Treating it as a commons rather than as an international relations problem changes what solutions look like. A commons problem requires defining the community of stakeholders, establishing monitoring of the shared resource, creating rules that match the scale of the problem, and enforcing those rules through mechanisms that work at the relevant social scale.

The community of stakeholders is all of humanity — but "all of humanity" is not a manageable governance community. The practical approach is nested governance: communities at each scale governing their portion of the budget, with obligations flowing upward. A city that commits to a carbon trajectory is accountable to its residents (who can observe local emissions) and to peer cities (who can compare trajectories). A nation that commits to a national trajectory is accountable to its citizens and to trading partners with CBAM-style mechanisms. The global budget is the constraint that works downward; the accountability is the pressure that works upward.

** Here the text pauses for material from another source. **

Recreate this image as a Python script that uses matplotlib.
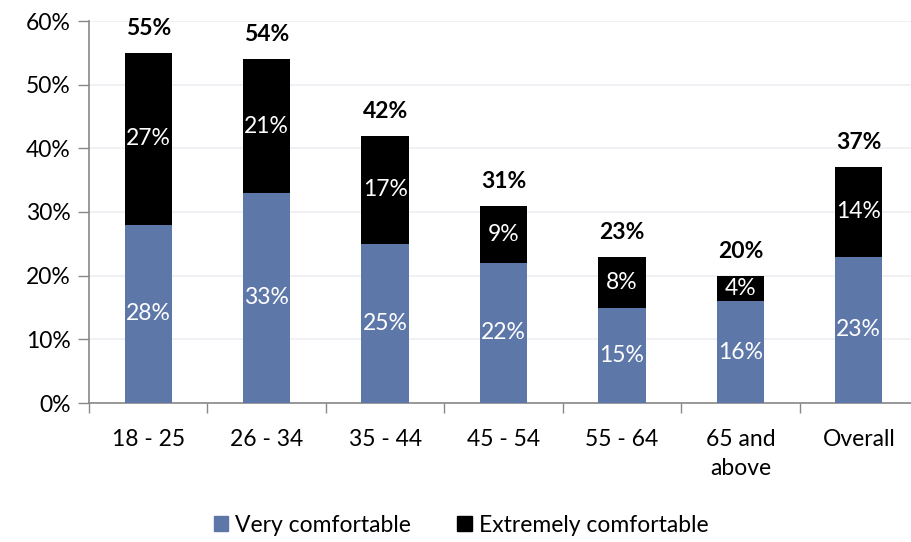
import matplotlib
matplotlib.use("Agg")
import matplotlib.pyplot as plt
from matplotlib.patches import Patch
import numpy as np

categories = ["18 - 25", "26 - 34", "35 - 44", "45 - 54", "55 - 64", "65 and\nabove", "Overall"]
very = [28, 33, 25, 22, 15, 16, 23]
extremely = [27, 21, 17, 9, 8, 4, 14]
totals = [55, 54, 42, 31, 23, 20, 37]
yticks = [0, 10, 20, 30, 40, 50, 60]

plt.rcParams['font.family'] = ['Lato', 'DejaVu Sans']
FS = 16.5

fig = plt.figure(figsize=(9.12, 5.42), dpi=100)
ax = fig.add_axes([89/912, (542-403)/542, (918-89)/912, (403-21)/542])

blue = "#5E77A9"
x = np.arange(len(categories))
w = 0.4
ax.bar(x, very, w, color=blue, zorder=3)
ax.bar(x, extremely, w, bottom=very, color="black", zorder=3)

for i in range(len(x)):
    ax.text(x[i], very[i] / 2, f"{very[i]}%", ha="center", va="center", color="white", fontsize=FS, zorder=4)
    ax.text(x[i], very[i] + extremely[i] / 2, f"{extremely[i]}%", ha="center", va="center", color="white", fontsize=FS, zorder=4)
    ax.text(x[i], totals[i] + 2.2, f"{totals[i]}%", ha="center", va="bottom", color="black", fontsize=FS, fontweight="bold", zorder=4)

ax.set_xlim(-0.5, len(x) - 0.5)
ax.set_ylim(0, 60)
ax.set_yticks(yticks)
ax.set_yticklabels([f"{v}%" for v in yticks], fontsize=FS)
ax.yaxis.grid(True, color="#EDEDF3", linewidth=1.2, zorder=0)
ax.set_axisbelow(True)

ax.set_xticks(np.arange(len(x) + 1) - 0.5)
ax.set_xticklabels([])
ax.set_xticks(x, minor=True)
ax.set_xticklabels(categories, minor=True, fontsize=FS, linespacing=1.45, va="top")
ax.tick_params(axis="x", which="minor", length=0, pad=19)
ax.tick_params(axis="x", which="major", length=7, color="#888888", width=1)
ax.tick_params(axis="y", length=8, color="#888888", width=1, pad=5)

for s in ["top", "right"]:
    ax.spines[s].set_visible(False)
for s in ["left", "bottom"]:
    ax.spines[s].set_color("#888888")
    ax.spines[s].set_linewidth(1.2)

handles = [Patch(color=blue, label="Very comfortable"), Patch(color="black", label="Extremely comfortable")]
fig.legend(handles=handles, loc="center", bbox_to_anchor=(461/912, 1 - 525/542), ncol=2, frameon=False,
           fontsize=FS, handlelength=0.65, handleheight=0.65, handletextpad=0.3, columnspacing=2.0)

fig.savefig("out.png", dpi=100)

The Information Architecture That Doesn't Yet Exist

What makes this vision currently partial rather than operational is the absence of a consistent, comparable, community-scale carbon accounting infrastructure.

National emissions inventories are produced annually, with significant delays, and vary in methodology. City-level emissions accounting exists but is non-standardized and often incomplete (cities typically count only emissions within their boundaries, missing the significant emissions embedded in the supply chains that serve them). Household-level carbon footprint tools exist as consumer applications but are not connected to any governance system.

Building the information infrastructure for community-scale carbon governance would require: standardized, auditable emissions accounting at multiple scales; real-time data where technically possible; transparent publication of emissions trajectories for municipalities, regions, and nations; and integration of consumption-based emissions (including supply chain emissions) rather than just territorial production emissions.

The technology for this exists. The organizational challenge is not technical — it is political. Real-time, comparable emissions data creates accountability that many actors, including governments, corporations, and wealthy consumers, have strong incentives to avoid.

What the History of Successful Commons Tells Us to Expect

The communities that have successfully governed commons were not morally superior to communities that failed. They had better institutional design. The Swiss Allmend (common mountain pastures) that have been managed sustainably for 700 years were not governed by unusually virtuous Swiss peasants. They were governed by institutional designs — membership rules, monitoring obligations, graduated sanctions — that made cooperation the rational choice.

The question for global carbon governance is whether the institutional design can be made to work at civilizational scale. The honest answer is that we don't know. There is no precedent for managing a truly global commons through community governance at this scale. National treaty frameworks are the only model we have for global collective action, and they are failing.

But the failure of national treaty frameworks, combined with the success of community governance in other commons contexts, suggests that the direction of innovation should be toward nested community accountability rather than continued attempts to make national voluntary commitments work. Connected communities that can observe each other, that have material interests in each other's behavior, and that face genuine social and economic consequences for defection are more likely to achieve durable cooperation than anonymous nation-states making commitments to each other in global capitals.

This is not naive. Building the connections — informational, institutional, economic — that would make this work is a multi-decade project. The climate crisis operates on a similar multi-decade timeline. The two projects are not in tension. They are the same project: building the connection infrastructure that makes civilizational-scale cooperation possible before the window for it closes.